Saturday, January 2, 2010

Beethoven's Ode to Social Justice

The Christmas holidays are a time for rituals: mine are mostly musical and prescribe that I listen really deeply and carefully to a set number of pieces, Bach's Christmas Oratorio, for example, and the Christmas History of Heinrich Schütz, which I directed personally a dozen times around town back in the 70's, when neighborhood arts funding helped make such concerts possible.
So when New Year's arrives, I listen to Beethoven's Ninth, a custom I acquired during student days in Germany. This year I heard two recordings: the von Karajan release from 1963, contrasted with the more recent version by Harnoncourt and the Vienna Phil.
The Ninth is the one symphony that I always have time for. (The rest are pretty much dead to me now due to overexposure -- excepting the Seventh: I still react viscerally to those suspensions in the second movement.) People complain about the length of the first three movements in the Ninth, but you have to see it as a long and carefully constructed journey which has to be undertaken to get to the fireworks display in the fourth.
And you absolutely have to understand the ideological significance of the work, which in modern terms would be better named an Ode to Social Justice. (In an age when autocracies ruled Europe and human slavery was still an issue, you had to dumb down the language to evade the censor, but everyone knew what was meant.)
The Harnoncourt recording is a delight. The general effect is a lot softer and more glowing, due to the dictates of historical practice techniques -- there are no hard edges here, and the brilliance of modern orchestral sound is certainly missing. But the plasticity of the sound is impressive; Harnoncourt's phrasings are reasonable, nothing unexpected, exaggerated or radically altered. Only the choral practice seemed occasionally a bit featureless, I at least would have wanted to shape some of the lines better/differently. The quartet was unusually well-heeled indeed --usually one or another of the singers lunges out louder than the rest from time to time, but Harnoncourt manages to hold the lid down perfectly.

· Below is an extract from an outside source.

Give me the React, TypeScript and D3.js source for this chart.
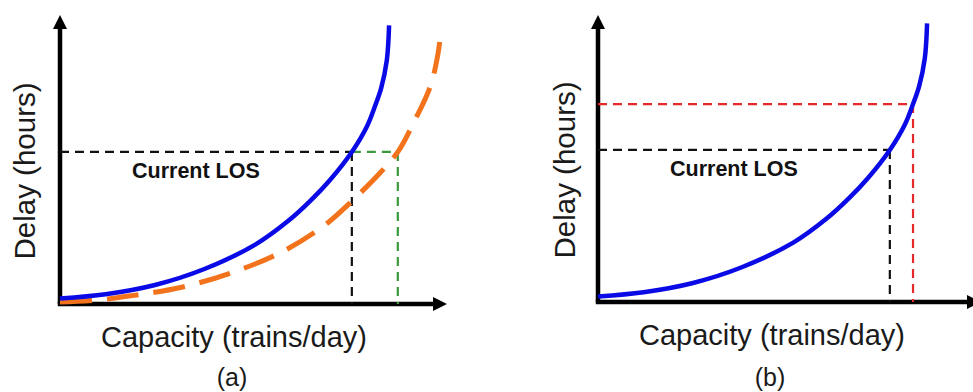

Returning to the von Karajan recording of 1963 was like meeting an old friend. One of the first stereophonic recordings of the Ninth, I remember vividly what a blockbuster it was when first released. The Berlin Phil played with such precision that it was almost mind-blowing to hear. (Not that they didn't do so previously, it was that just now you could actually hear it.) For its day the sound quality was a revelation -- just compare it with any previous recording from the 1950's.
The performance featured the wonderful soprano Gundula Janowitz, who was however at times practically devoured by the bass and tenor soloists. The furious tempo with which von Karajan directed the final measures created a huge rumpus at the time. Today probably no one would notice, but I'm sure there are listeners alive today who still haven't forgiven him.